Это строки письма Веры Николаевны Буниной из Грасса. (Владимир Николаевич умер в Ницце.) Думаю, они выражают некий общий тон отношения к Ладыженскому людей, знавших его близко (и даже не очень близко). Для довольно многих становился он быстро своим, каким-то милым и домашним, вроде старого дедушки, дяди. Спокойное и гармоничное оставалось от него, и, несмотря на годы — светлое. Вот об этом одиноком (у него не было семьи) скромном писателе с какою справедливостью можно сказать, что старость нес он с достоинством! Не из легких была она — на чужбине, в трудах, бедности, но Бог дал покойному прекрасный дар: добрых и ясных глаз. Тьма, грязь и уродство не его область. Он очень любил жизнь до самых последних дней — почти ничего не имея в ней. «Нищ и светел»{168} — можно было бы о нем сказать словами Вячеслава Иванова. А был он в свое время большой барин, настоящий, коренной. Но, как многие русские, потеряв все, не очень восскорбел.

— Бог дал день, Бог даст и пищу.{169}

Это он часто повторял, любил эти слова. В эмиграции по ним и жил. Господь, действительно, давал ему пищу.

* * *

«Черты биографии?» — Пензенский помещик, литератор (сотрудничал в «Вестнике Европы», «Русской мысли», да и во многих «лучших» журналах рубежа столетий — писал стихи, очерки, статьи). Был видным, просвещенным земцем. Вращался в либеральном кругу. Много работал по народному образованию — педагогическое дело вообще любил, вкус к нему сохранил до последних лет. Дружил с Гольцевым{170}, Чеховым, Буниным. Средние годы Ладыженского — это Москва чеховская, «Русская мысль», Вукол Лавров (издатель){171}, ресторан «Эрмитаж», Малый театр, толки о «конституции» и т. п. Время, когда русский писатель «просвещал» соседних пейзан: и Чехов, и Ладыженский заводили, конечно, школы, «аптечки и библиотечки», подкармливали в неурожайные годы и т. п. (А замечательная, в некотором отношении, эпоха: писатель — человек с некоей миссией общественной, не так просто ремесленник… До самой революции дожил взгляд на русского писателя как на носителя известного «служения».)

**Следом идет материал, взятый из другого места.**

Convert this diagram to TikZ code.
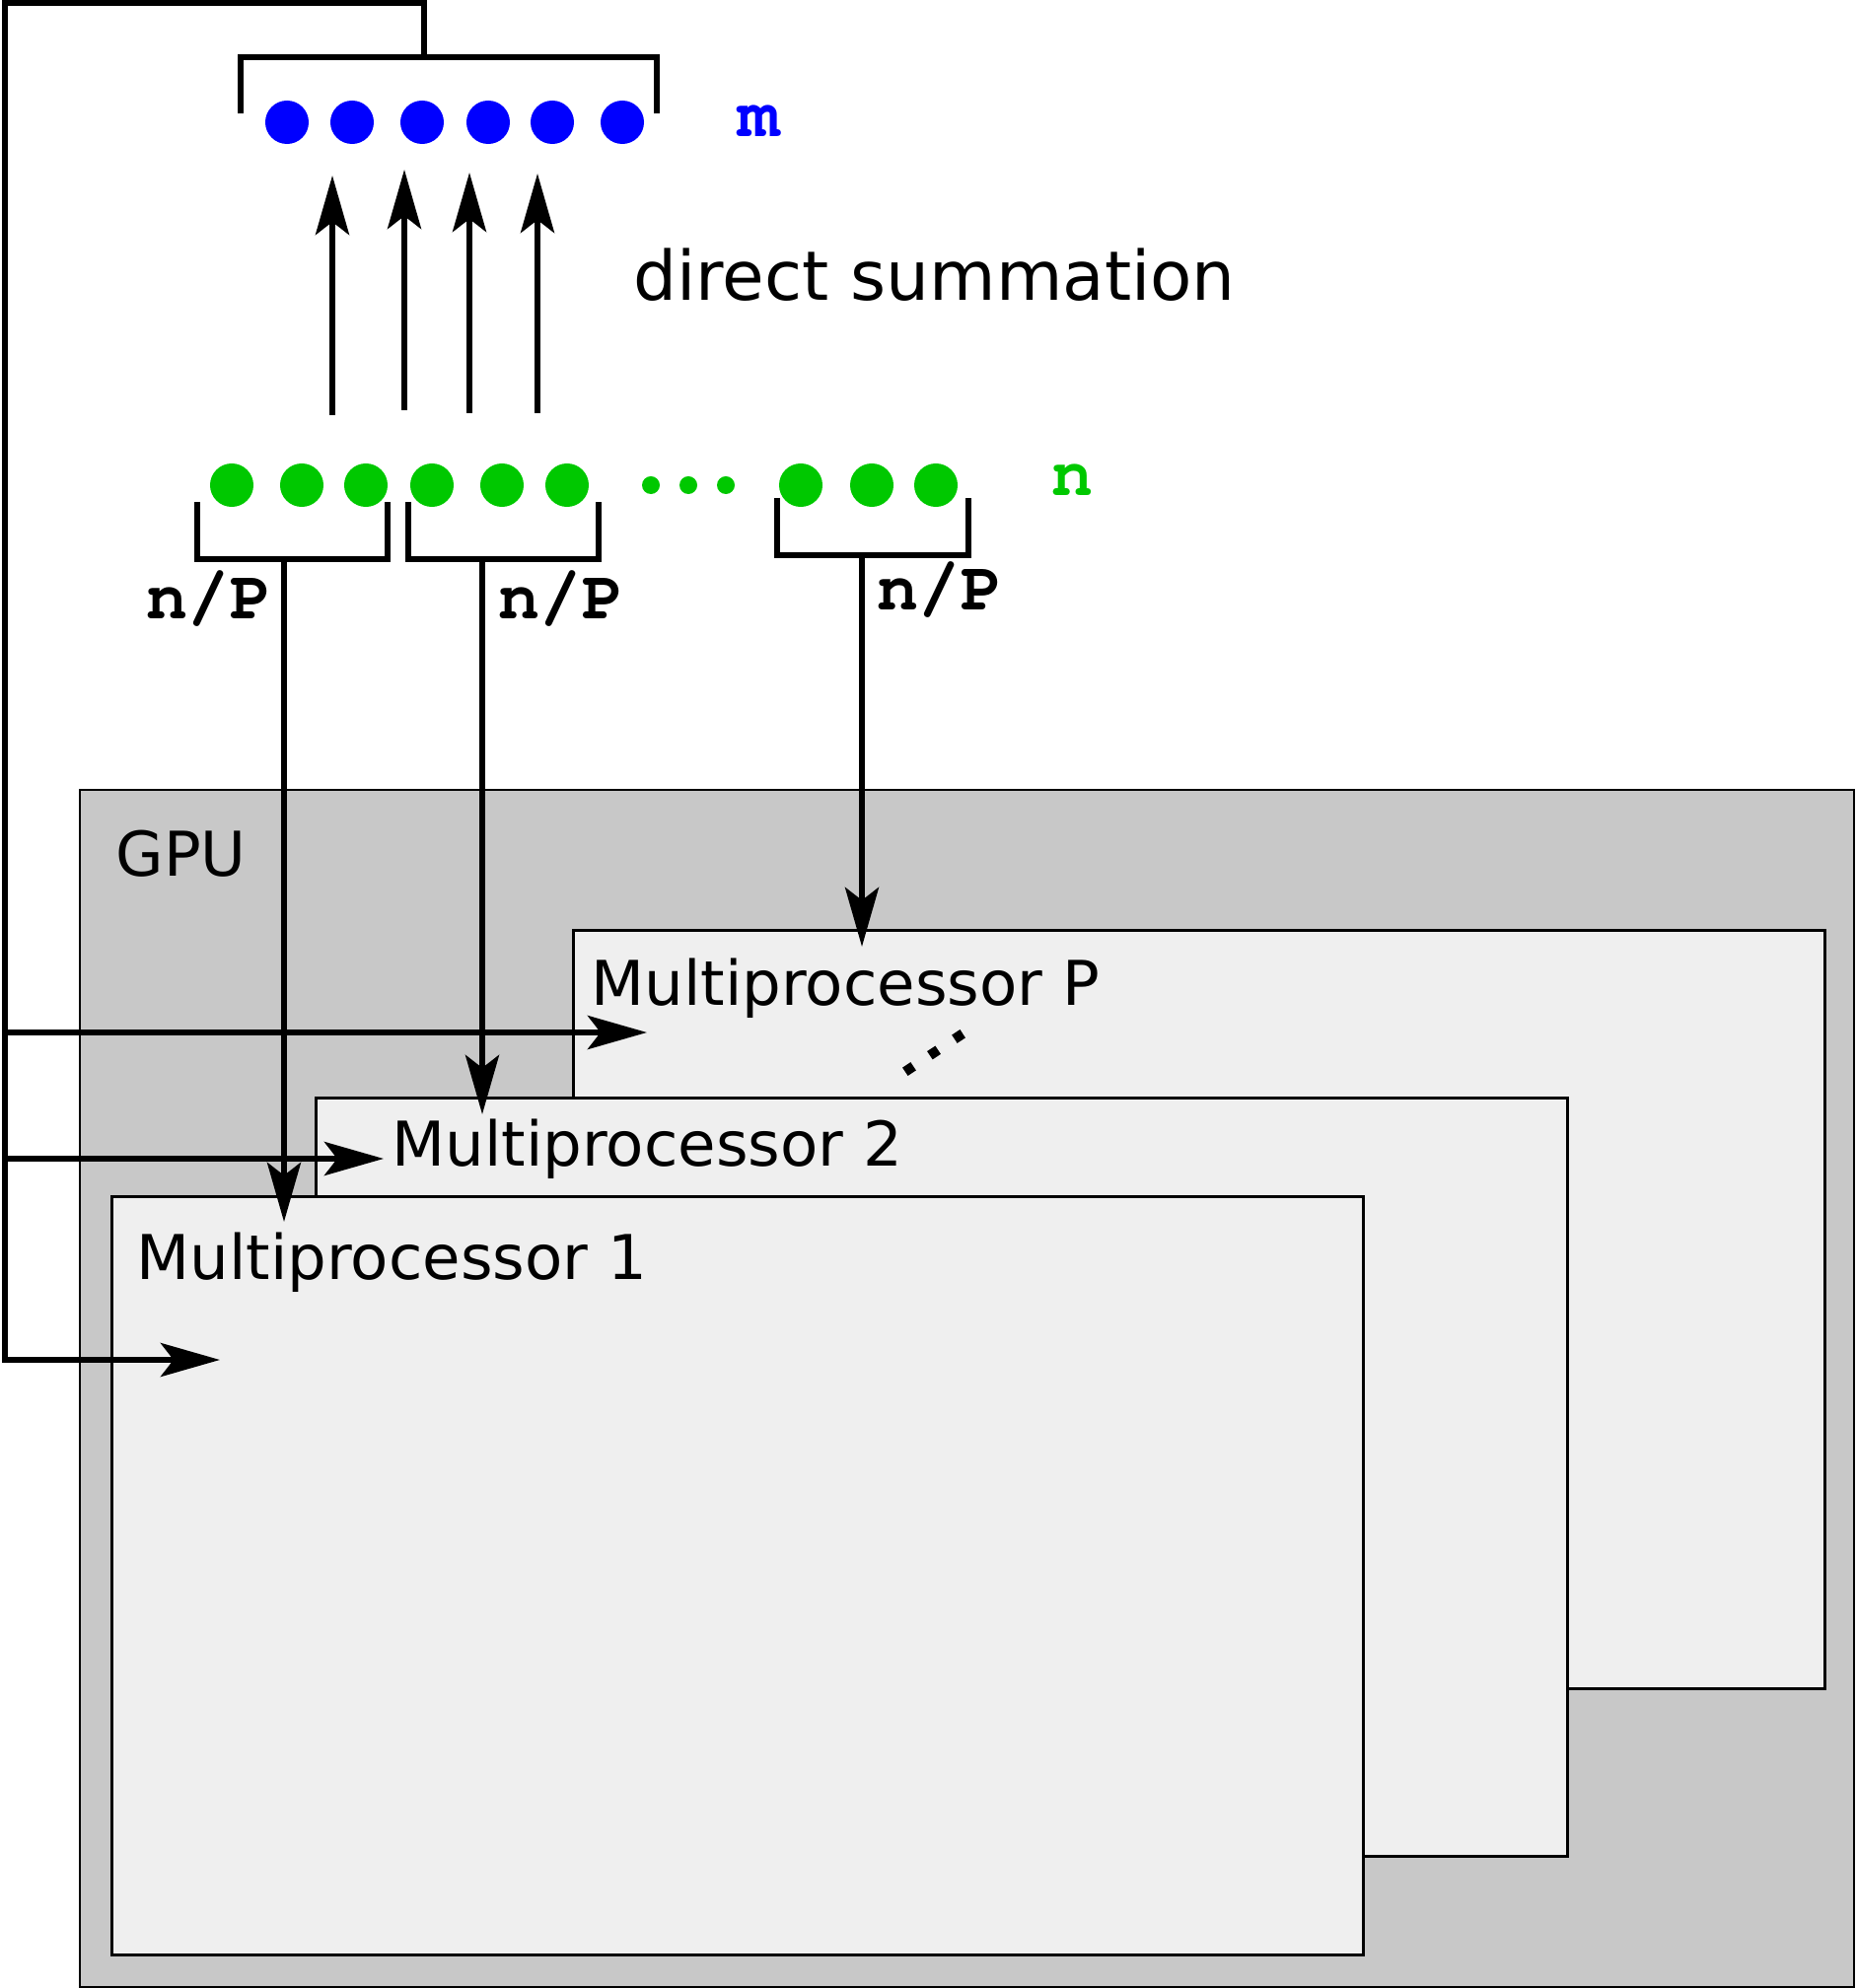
\documentclass[tikz,border=0pt]{standalone}
\usepackage{fontspec}
\setmainfont{DejaVu Sans}
\newcommand\countfont{\fontencoding{T1}\fontfamily{pcr}\fontseries{b}\selectfont}
\usetikzlibrary{arrows.meta}

\definecolor{dotblue}{RGB}{0,0,255}
\definecolor{dotgreen}{RGB}{0,200,0}
\definecolor{gpugray}{RGB}{200,200,200}
\definecolor{procgray}{RGB}{239,239,239}

\begin{document}
\begin{tikzpicture}[x=0.01cm,y=-0.01cm,
    wire/.style={line width=0.06cm},
    flow/.style={wire,-{Stealth[length=0.6cm,width=0.34cm,inset=0.13cm]}},
    bluedot/.style={circle,fill=dotblue,minimum size=0.44cm,inner sep=0},
    greendot/.style={circle,fill=dotgreen,minimum size=0.44cm,inner sep=0},
    smalldot/.style={circle,fill=dotgreen,minimum size=0.18cm,inner sep=0},
    board/.style={draw,line width=0.02cm,fill=gpugray,anchor=north west,inner sep=0},
    proc/.style={draw,line width=0.03cm,fill=procgray,anchor=north west,inner sep=0,
        minimum width=12.68cm,minimum height=7.69cm},
    title/.style={anchor=base west,inner sep=0,font=\fontsize{17.8}{20}\selectfont},
    count/.style={anchor=base,inner sep=0,font=\fontsize{20}{22}\countfont}]
    \useasboundingbox (0,0) rectangle (1881,2016);

    % boxes
    \node[board,minimum width=17.98cm,minimum height=12.13cm] (gpu) at (80,800) {};
    \node[proc] (mpP) at (580,942) {};
    \node[proc] (mp2) at (319,1112) {};
    \node[proc] (mp1) at (112,1212) {};

    \node[title] (gpulbl) at (117,888) {GPU};
    \node[title] (mpPlbl) at (599,1019) {Multiprocessor P};
    \node[title] (mp2lbl) at (397,1182) {Multiprocessor 2};
    \node[title] (mp1lbl) at (138,1297) {Multiprocessor 1};
    \draw[line width=0.1cm,dash pattern=on 0.1cm off 0.2cm] (917.8,1086.8) -- (976.2,1048.2);

    % dots
    \foreach \x [count=\i] in {291,357,428,495,560,631}
        \node[bluedot] (m\i) at (\x,124) {};
    \foreach \x [count=\i] in {235,306,371,438,509,575,812,884,949}
        \node[greendot] (n\i) at (\x,492) {};
    \foreach \x [count=\i] in {660,698,736}
        \node[smalldot] (gap\i) at (\x,492) {};

    \node[count,text=dotblue] (mlbl) at (770,139) {m};
    \node[count,text=dotgreen] (nlbl) at (1088,503) {n};
    \node[count] (np1) at (212,628) {n/P};
    \node[count] (np2) at (569,628) {n/P};
    \node[count] (npP) at (953,619) {n/P};
    \node[anchor=base west,inner sep=0,font=\fontsize{19.7}{22}\selectfont] (sumlbl) at (642,305) {direct summation};

    % brackets
    \draw[wire] (244,115) -- (244,58) -- (666,58) -- (666,115);
    \draw[wire] (200,509) -- (200,567) -- (393,567) -- (393,509);
    \draw[wire] (414,509) -- (414,567) -- (607,567) -- (607,509);
    \draw[wire] (788,505) -- (788,563) -- (982,563) -- (982,505);

    % ends
    \coordinate (mtop) at (430,58);
    \coordinate (corner) at (5,3);
    \coordinate (tapP) at (5,1047);
    \coordinate (inP) at (656,1047);
    \coordinate (tap2) at (5,1175);
    \coordinate (in2) at (389,1175);
    \coordinate (tap1) at (5,1379);
    \coordinate (in1) at (223,1379);
    \coordinate (b1) at (288,567);
    \coordinate (d1) at (288,1239);
    \coordinate (b2) at (489,567);
    \coordinate (d2) at (489,1130);
    \coordinate (bP) at (874,563);
    \coordinate (dP) at (874,960);

    % edges
    \foreach \x/\ya/\yb [count=\i] in {337/421/178,410/416/172,476/419/175,545/419/176} {
        \coordinate (up\i a) at (\x,\ya);
        \coordinate (up\i b) at (\x,\yb);
        \draw[flow] (up\i a) -- (up\i b);
    }
    \draw[flow] (b1) -- (d1);
    \draw[flow] (b2) -- (d2);
    \draw[flow] (bP) -- (dP);
    \draw[flow] (mtop) |- (corner) -- (tap1) -- (in1);
    \draw[flow] (tapP) -- (inP);
    \draw[flow] (tap2) -- (in2);
\end{tikzpicture}
\end{document}
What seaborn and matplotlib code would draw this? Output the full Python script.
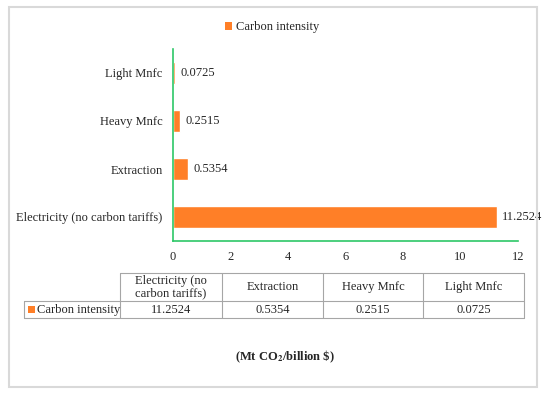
import matplotlib
matplotlib.use("Agg")
import matplotlib.pyplot as plt
import seaborn as sns
import pandas as pd
from matplotlib.patches import Rectangle, Patch
from matplotlib.lines import Line2D

categories = ["Light Mnfc", "Heavy Mnfc", "Extraction", "Electricity (no carbon tariffs)"]
values = [0.0725, 0.2515, 0.5354, 11.2524]
value_labels = ["0.0725", "0.2515", "0.5354", "11.2524"]
table_columns = ["Electricity (no\ncarbon tariffs)", "Extraction", "Heavy Mnfc", "Light Mnfc"]
table_values = ["11.2524", "0.5354", "0.2515", "0.0725"]
series_name = "Carbon intensity"
x_ticks = [0, 2, 4, 6, 8, 10, 12]
unit_label = r"(Mt CO$_\mathbf{2}$/billion \$)"

ORANGE = "#FF7F27"
GREEN = "#2DC767"
GRID = "#A6A6A6"

sns.set_style("white")
plt.rcParams["font.family"] = ["Liberation Serif", "DejaVu Serif"]
plt.rcParams["mathtext.fontset"] = "stix"

W, H = 550, 395
fig = plt.figure(figsize=(5.5, 3.95), dpi=100)

def fx(px):
    return px / W

def fy(py):
    return 1 - py / H

# outer frame
fig.add_artist(Rectangle((fx(9), fy(387)), fx(528), 380 / H, transform=fig.transFigure,
                         fill=False, edgecolor="#D9D9D9", linewidth=1.5))

ax = fig.add_axes([fx(173), fy(241), fx(345), (241 - 49) / H])
df = pd.DataFrame({"cat": categories, "val": values})
sns.barplot(data=df, y="cat", x="val", order=categories, orient="h", color=ORANGE,
            saturation=1, width=0.44, ax=ax)
ax.set_xlim(0, 12)
ax.set_xticks(x_ticks)
ax.set_xticklabels([str(t) for t in x_ticks])
ax.set_xlabel("")
ax.set_ylabel("")
for s in ["top", "right"]:
    ax.spines[s].set_visible(False)
for s in ["left", "bottom"]:
    ax.spines[s].set_color(GREEN)
    ax.spines[s].set_linewidth(1.2)
ax.tick_params(axis="x", direction="in", length=3, color=GREEN, labelsize=9, pad=7)
ax.tick_params(axis="y", length=0, labelsize=9, pad=7.5)

for i, (v, lab) in enumerate(zip(values, value_labels)):
    ax.annotate(lab, xy=(v, i), xytext=(4, 0), textcoords="offset points",
                va="center", ha="left", fontsize=9)

# legend
fig.legend(handles=[Patch(facecolor=ORANGE, edgecolor="none", label=series_name)],
           loc="center", bbox_to_anchor=(fx(272), fy(27)), frameon=False,
           fontsize=9, handlelength=0.6, handleheight=0.6, handletextpad=0.3)

# data table
col_edges = [120, 222, 323, 423, 524]
row_top, row_mid, row_bot = 273, 301, 318
left_cell = 24
lw = 0.8
def hline(x0, x1, y):
    fig.add_artist(Line2D([fx(x0), fx(x1)], [fy(y), fy(y)], transform=fig.transFigure,
                          color=GRID, linewidth=lw))
def vline(x, y0, y1):
    fig.add_artist(Line2D([fx(x), fx(x)], [fy(y0), fy(y1)], transform=fig.transFigure,
                          color=GRID, linewidth=lw))

hline(col_edges[0], col_edges[-1], row_top)
hline(left_cell, col_edges[-1], row_mid)
hline(left_cell, col_edges[-1], row_bot)
for x in col_edges:
    vline(x, row_top, row_bot)
vline(left_cell, row_mid, row_bot)

for j, (name, val) in enumerate(zip(table_columns, table_values)):
    cx = (col_edges[j] + col_edges[j + 1]) / 2
    fig.text(fx(cx), fy((row_top + row_mid) / 2), name, ha="center", va="center",
             fontsize=9, linespacing=1.0)
    fig.text(fx(cx), fy((row_mid + row_bot) / 2 + 0.5), val, ha="center", va="center",
             fontsize=9)

fig.add_artist(Rectangle((fx(28), fy(313)), fx(7), 7 / H, transform=fig.transFigure,
                         facecolor=ORANGE, edgecolor="none"))
fig.text(fx(37), fy((row_mid + row_bot) / 2 + 0.5), series_name, ha="left", va="center",
         fontsize=9)

fig.text(fx(285), fy(357), unit_label, ha="center", va="center", fontsize=9,
         fontweight="bold")

fig.savefig("out.png", dpi=100)
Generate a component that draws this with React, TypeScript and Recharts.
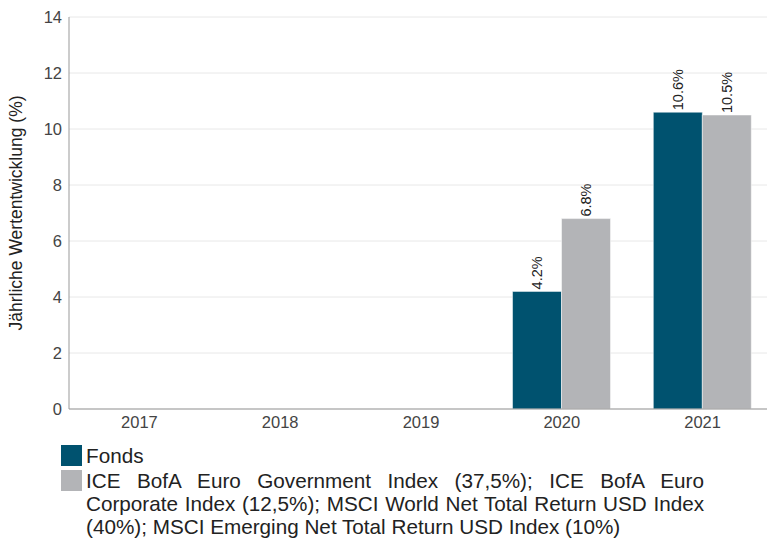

О Чехове много рассказывал покойный — и писал о нем. Думаю, они очень друг к другу подходили. О приятеле своем выдумал Чехов, всегдашний остряк, такое сказание:

— Ладыженский хитрит, — говорил Чехов сумрачно, с глубокой серьезностью. — Не думайте, что он либерал. Это он прикидывается. А у себя в Пензенской губернии мужиков за милую душу порет.

Во время войны работал Ладыженский по краснокрестному делу в Польше{172}, занимал даже довольно крупный пост. В эмиграции жил одно время под Бордо в большом имении (если не ошибаюсь, Земгора){173}, потом в Париже. Сотрудничал в «Вечернем времени», рижских «Перезвонах» (очень милые бордосские очерки), «Возрождении». Но главнейше занимался детьми. Знатоком литературы, языка, русской истории был Владимир Николаевич. Революция, изгнание очень приблизили его к «Святой Руси», отдалили от прежнего интеллигентства — явление не на нем одном замеченное. Подошел он гораздо ближе и к церкви, религии — искренно, бесхитростно, всем существом. При врожденной любви к детям это давало отличного воспитателя — человека, способного не только сообщить сведения, но и просветить душевно. (Тот, у кого есть что сказать.)

Началась парижская жизнь странствующего наставника. Одно время он преподавал в лицее Ванв, но главнейше — у частных лиц. Картина приблизительно везде одна: скромностью, добротой, просвещенностью покорял и учеников, и родителей: ему предлагали за урок стол и дом. И чем кого мог стеснить этот воспитаннейший, приятный и образованный человек.

— Бог дал день, Бог даст и пищу.

Когда несколько лет назад открылось в Шавилле общежитие для русских мальчиков{174}, Владимир Николаевич был приглашен туда для руководства учебной частью. Помню маленькую его комнатку, мансардную, похожую на келию, в третьем этаже особняка. Монашеская постель с жиденьким тюфячком, стол посреди — с книгами, рукописями. Иконки на стенах, фотографии. Два табурета. Но за нехитрыми перегородками улей молодежи, и в эту убогую комнатку постоянное паломничество.

— Владимир Николаевич, нам задали сочинение. Так вот, как выдумаете…

— Владимир Николаевич, какие типы в «Войне и мире»…

Любовь и уважение шли за этим человеком по пятам. Он не гнался за ними — как, думаю, и вообще ни за чем не гнался. Но дана каждому та или иная слава, та или иная «пресса». У Ладыженского была она из высоких.

* * *

Летом 1930 года общежитие закрылось.

Владимиру Николаевичу шел восьмой десяток. Силы его падали, много работать он никак не мог. У друзей нередко сжималось сердце: что будет делать этот маленький одинокий старичок в матерчатой шляпе, в неизменном верблюжьем пальто, со слегка подпрыгивающей походкой, особенной манерой потирать озябшие руки?